Texto número 22 da série sobre 16 dias de ativismo contra a violência relacionada ao gênero, organizada pelo Grupo de Trabalho Mulheres na MFC, com apoio de outros GTs.
No encerramento desta série de postagens sobre diferentes aspectos da violência de gênero a ser combatida, nos propomos a discutir sobre o assédio médico.
Assédio sexual é definido pelo código penal como o ato de “constranger alguém com o intuito de obter vantagem ou favorecimento sexual, prevalecendo-se o agente da sua condição de superior hierárquico ou ascendência inerentes ao exercício de emprego, cargo ou função.” (1) O fato do médico ter a função social de exercer o cuidado em saúde, de mitigar o sofrimento da pessoa que o busca – muitas vezes em situação de fragilidade e vulnerabilidade – e usar desse acesso a intimidade da pessoa e da confiança que lhe é tida para praticar atos de violência torna o fenômeno ainda mais perverso.
Contra a vítima, pesam: a dúvida imediata sobre o ocorrido (dado que o contexto de exame clínico pode não lhe ser familiar); a ausência de outras provas, já que usualmente a consulta médica ocorre sem testemunhas em lugar fechado; a desqualificação do relato da vítima, tão frequente com mulheres em situação de violência, mas especificamente nesse caso contra um profissional de prestígio na sociedade; o medo das repercussões da denúncia, que pode incluir a violência institucional referida acima, bem como a frequente culpabilização da vítima e humilhação pública (2) (3). É razoável supor que essa combinação de fatores faça com que poucas mulheres denunciem formalmente, porém é difícil estimar.

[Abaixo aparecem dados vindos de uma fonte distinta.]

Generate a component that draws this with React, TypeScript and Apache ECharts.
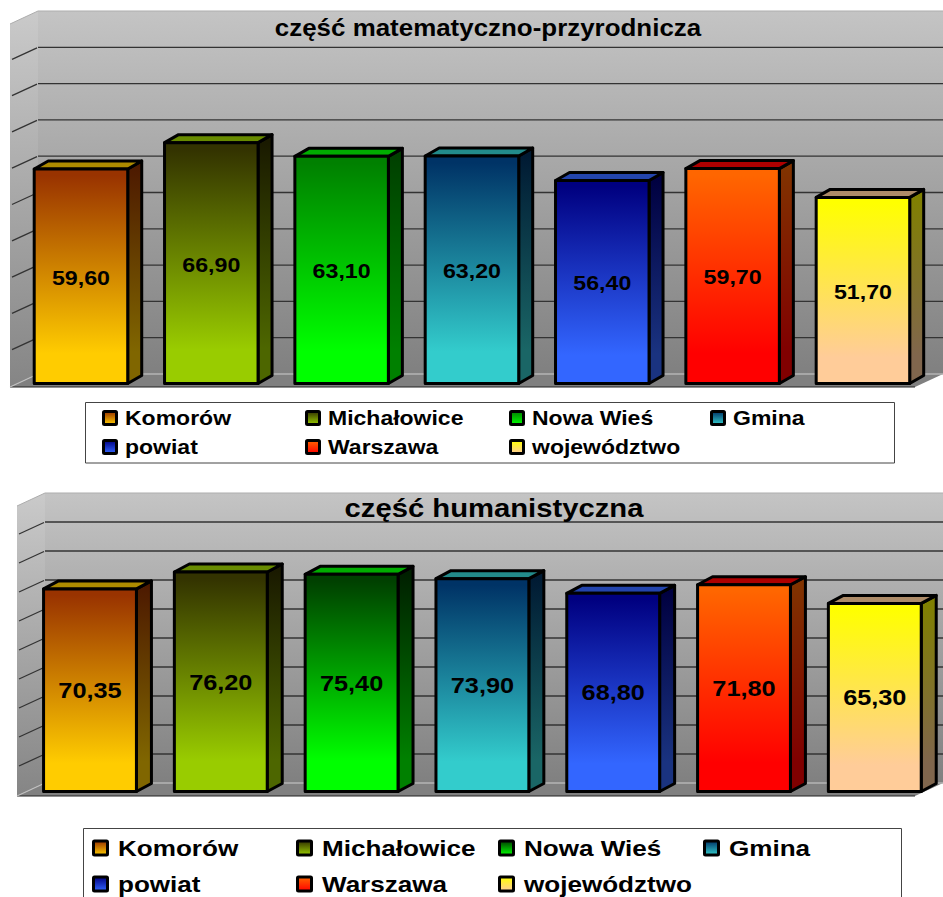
import React, { useEffect, useRef } from "react";
import * as echarts from "echarts";

const categories = ["Komorów", "Michałowice", "Nowa Wieś", "Gmina", "powiat", "Warszawa", "województwo"];
const mathValues = [59.6, 66.9, 63.1, 63.2, 56.4, 59.7, 51.7];
const humanValues = [70.35, 76.2, 75.4, 73.9, 68.8, 71.8, 65.3];
const mathLabels = ["59,60", "66,90", "63,10", "63,20", "56,40", "59,70", "51,70"];
const humanLabels = ["70,35", "76,20", "75,40", "73,90", "68,80", "71,80", "65,30"];
const wallTicks = [0, 10, 20, 30, 40, 50, 60, 70, 80, 90];
const topColors1 = ["#993300", "#333300", "#008000", "#003366", "#000080", "#FF6600", "#FFFF00"];
const topColors2 = ["#993300", "#333300", "#004000", "#003366", "#000080", "#FF6600", "#FFFF00"];
const bottomColors = ["#FFCC00", "#99CC00", "#00FF00", "#33CCCC", "#3366FF", "#FF0000", "#FFCC99"];
const FONT = '"Liberation Sans", Arial, sans-serif';

function shade(hex: string, k: number) {
  const n = parseInt(hex.slice(1), 16);
  const c = (v: number) => Math.round(v * k);
  return `rgb(${c((n >> 16) & 255)},${c((n >> 8) & 255)},${c(n & 255)})`;
}
const vgrad = (a: string, b: string, s = 0, e = 1) =>
  new echarts.graphic.LinearGradient(0, 0, 0, 1, [
    { offset: s, color: a },
    { offset: e, color: b },
  ]);

const panels = [
  {
    values: mathValues, labels: mathLabels, tops: topColors1,
    bar: { left: 15.8, width: 912.3, top: 23.5, height: 360 },
    wall: { left: 38, width: 908, top: 11, height: 363 },
    sideDx: 28, sideDy: 13, depthDx: 14, depthDy: 8, barRatio: 0.7175,
    labelSize: 20, labelScale: 1.16, labelDy: 1.5,
    title: { text: "część matematyczno-przyrodnicza", x: 488, y: 28, size: 23, scale: 1.127 },
    legend: {
      box: [85.5, 402.5, 809, 60.5], xs: [102, 305, 509, 710], textGap: 23, rows: [418, 447],
      swatch: 13, fontSize: 20, scale: 1.15,
    },
  },
  {
    values: humanValues, labels: humanLabels, tops: topColors2,
    bar: { left: 24.6, width: 915.6, top: 503.5, height: 288 },
    wall: { left: 45, width: 918, top: 493, height: 290 },
    sideDx: 28, sideDy: 13, depthDx: 15, depthDy: 8, barRatio: 0.71,
    labelSize: 22, labelScale: 1.15, labelDy: 0.5,
    title: { text: "część humanistyczna", x: 494, y: 508, size: 25, scale: 1.17 },
    legend: {
      box: [83.5, 828.5, 818, 75], xs: [92, 296, 498, 703], textGap: 26, rows: [848, 884],
      swatch: 14, fontSize: 22, scale: 1.185,
    },
  },
];

function wallSeries(p: any, idx: number) {
  return {
    type: "custom",
    name: "wall" + idx,
    xAxisIndex: idx * 2,
    yAxisIndex: idx * 2,
    silent: true,
    z: 1,
    data: wallTicks.map((t) => [0, t]),
    renderItem: (_: any, api: any) => {
      const v = api.value(1);
      const [x0, y] = api.coord([0, v]);
      const [x1] = api.coord([1, v]);
      const [, yTop] = api.coord([0, 100]);
      const dx = p.sideDx, dy = p.sideDy;
      const children: any[] = [];
      if (v === 0) {
        children.push(
          { type: "rect", shape: { x: x0, y: yTop, width: x1 - x0, height: y - yTop }, style: { fill: vgrad("#c4c4c4", "#808080") } },
          { type: "polygon", shape: { points: [[x0, yTop], [x0 - dx, yTop + dy], [x0 - dx, y + dy], [x0, y]] }, style: { fill: vgrad("#cacaca", "#858585") } },
          { type: "polygon", shape: { points: [[x0, y], [x1, y], [x1 - dx, y + dy], [x0 - dx, y + dy]] }, style: { fill: "#808080" } },
          { type: "line", shape: { x1: x0 - dx, y1: y + dy, x2: x1 - dx, y2: y + dy }, style: { stroke: "#222222", lineWidth: 1.2 } },
          { type: "line", shape: { x1: x0, y1: y, x2: x1, y2: y }, style: { stroke: "#b4b4b4", lineWidth: 1.5 } },
          { type: "line", shape: { x1: x0, y1: y, x2: x0 - dx, y2: y + dy }, style: { stroke: "#c0c0c0", lineWidth: 1.2 } },
          { type: "line", shape: { x1: x0, y1: yTop, x2: x1, y2: yTop }, style: { stroke: "#adadad", lineWidth: 1 } },
          { type: "line", shape: { x1: x0, y1: yTop, x2: x0 - dx, y2: yTop + dy }, style: { stroke: "#adadad", lineWidth: 1 } },
        );
      } else {
        const st = { stroke: "#333333", lineWidth: 1.3 };
        children.push(
          { type: "line", shape: { x1: x0, y1: y, x2: x1, y2: y }, style: st },
          { type: "line", shape: { x1: x0 - 1, y1: y + 0.5, x2: x0 - dx + 2, y2: y + dy - 1 }, style: st },
        );
      }
      return { type: "group", children };
    },
  };
}

function barSeries(p: any, idx: number) {
  return {
    type: "custom",
    name: "bars" + idx,
    xAxisIndex: idx * 2 + 1,
    yAxisIndex: idx * 2 + 1,
    silent: true,
    z: 3,
    data: p.values.map((v: number, i: number) => [i, v]),
    renderItem: (params: any, api: any) => {
      const i = params.dataIndex;
      const [cx, yT] = api.coord([api.value(0), api.value(1)]);
      const [, yB] = api.coord([api.value(0), 0]);
      const w = api.size([1, 0])[0] * p.barRatio;
      const l = cx - w / 2, r = cx + w / 2;
      const dx = p.depthDx, dy = p.depthDy;
      const top = p.tops[i], bot = bottomColors[i];
      const edge = { stroke: "#000000", lineWidth: 3, lineJoin: "round" };
      return {
        type: "group",
        children: [
          { type: "polygon", shape: { points: [[r, yT], [r + dx, yT - dy], [r + dx, yB - dy], [r, yB]] }, style: { fill: vgrad(shade(top, 0.5), shade(bot, 0.5), 0.03, 0.86), ...edge } },
          { type: "polygon", shape: { points: [[l, yT], [l + dx, yT - dy], [r + dx, yT - dy], [r, yT]] }, style: { fill: shade(bot, 0.68), ...edge } },
          { type: "rect", shape: { x: l, y: yT, width: w, height: yB - yT }, style: { fill: vgrad(top, bot, 0.03, 0.86), ...edge } },
          {
            type: "text", x: cx, y: (yT + yB) / 2 + p.labelDy, scaleX: p.labelScale,
            style: { text: p.labels[i], fontFamily: FONT, fontWeight: "bold", fontSize: p.labelSize, fill: "#000", textAlign: "center", textVerticalAlign: "middle" },
          },
        ],
      };
    },
  };
}

function legendGraphics(p: any) {
  const L = p.legend;
  const T = p.title;
  const els: any[] = [
    { type: "text", z: 8, x: T.x, y: T.y, scaleX: T.scale, style: { text: T.text, fontFamily: FONT, fontWeight: "bold", fontSize: T.size, fill: "#000", textAlign: "center", textVerticalAlign: "middle" } },
    { type: "rect", z: 10, shape: { x: L.box[0], y: L.box[1], width: L.box[2], height: L.box[3] }, style: { fill: "#fff", stroke: "#444", lineWidth: 1 } },
  ];
  categories.forEach((c, i) => {
    const row = i < 4 ? 0 : 1;
    const col = i < 4 ? i : i - 4;
    const x = L.xs[col] + 1.5, y = L.rows[row];
    const top = p.tops[i], bot = bottomColors[i];
    els.push(
      { type: "rect", z: 11, shape: { x, y: y - L.swatch / 2, width: L.swatch, height: L.swatch, r: 1 }, style: { fill: vgrad(top, bot), stroke: "#000", lineWidth: 3 } },
      { type: "text", z: 11, x: L.xs[col] + L.textGap, y, scaleX: L.scale, style: { text: c, fontFamily: FONT, fontWeight: "bold", fontSize: L.fontSize, fill: "#000", textAlign: "left", textVerticalAlign: "middle" } },
    );
  });
  return els;
}

export default function App() {
  const ref = useRef<HTMLDivElement>(null);
  useEffect(() => {
    const chart = echarts.init(ref.current!, undefined, { renderer: "svg" });
    const grids: any[] = [], xAxes: any[] = [], yAxes: any[] = [];
    panels.forEach((p, idx) => {
      grids.push({ ...p.wall, show: false }, { ...p.bar, show: false });
      xAxes.push(
        { type: "value", gridIndex: idx * 2, min: 0, max: 1, show: false },
        { type: "category", gridIndex: idx * 2 + 1, data: categories, show: false },
      );
      yAxes.push(
        { type: "value", gridIndex: idx * 2, min: 0, max: 100, interval: 10, show: false },
        { type: "value", gridIndex: idx * 2 + 1, min: 0, max: 100, interval: 10, show: false },
      );
    });
    chart.setOption({
      animation: false,
      backgroundColor: "#ffffff",
      grid: grids,
      xAxis: xAxes,
      yAxis: yAxes,
      series: panels.flatMap((p, i) => [wallSeries(p, i), barSeries(p, i)]),
      graphic: { elements: panels.flatMap((p) => legendGraphics(p)) },
    });
    return () => chart.dispose();
  }, []);
  return <div ref={ref} style={{ position: "absolute", left: 0, top: 0, width: 943, height: 897 }} />;
}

São poucos os dados publicizados ou artigos científicos que dimensionam o tamanho e o impacto do fenômeno. Em função disso, contamos atualmente com histórias e denúncias divulgadas, principalmente, através de equipes jornalísticas. O portal Catraca Livre em 2016 entrevistou 700 mulheres de diferentes estados do país e, dessas, 374 mulheres (53%) afirmaram ter sofrido abuso sexual ou moral (desde condutas constrangedoras ou abusivas até estupro) em consultas com ginecologistas (4). Apenas 4% dessas mulheres realizou a denúncia formalmente.
Em 2019 o tema voltou a movimentar as redes sociais. Uma reportagem do Intercept Brasil divulgou registro de 1.734 casos de violência sexual em instituições de saúde em apenas 9 estados brasileiros que forneceram os dados de 2014 a 2019 (5). As denúncias envolviam diferentes profissões da saúde e lugares, como 16 estupros em CTIs e UTIs registrados em SP. E uma onda de postagens com a hashtag #OndeDói inundou as redes sociais com relatos de violências causadas por profissionais de saúde – o que tem alimentado, por parte de organizações da sociedade civil, o acolhimento das mulheres e o registro desses dados (6). Importante destacar que além de violência sexual, mulheres relataram também terem sofrido violências racistas, lesbofóbicas, transfóbicas, gordofóbicas, obstétricas.
Ainda que seja uma face muito perversa da prática médica, e por isso tão difícil de ser encarada pelos profissionais que exercem sua função de forma ética e humanizada, é importante compreendermos que, numa sociedade que subjuga as mulheres sistematicamente como mecanismo de perpetuação das estruturas patriarcais, a Medicina não passa isenta. O fato de encararmos que também parte dos médicos compõem esse problema, nos permite criar estratégias de identificar o fenômeno, de acolher as vítimas, de abordar de forma integral as repercussões na saúde dessas mulheres e de combater a violência de gênero dentro das instituições de saúde, dentro do Estado, que tem o dever de garantir os direitos das mulheres. E a Medicina de Família de Comunidade tem um lugar muito potencial nessa luta.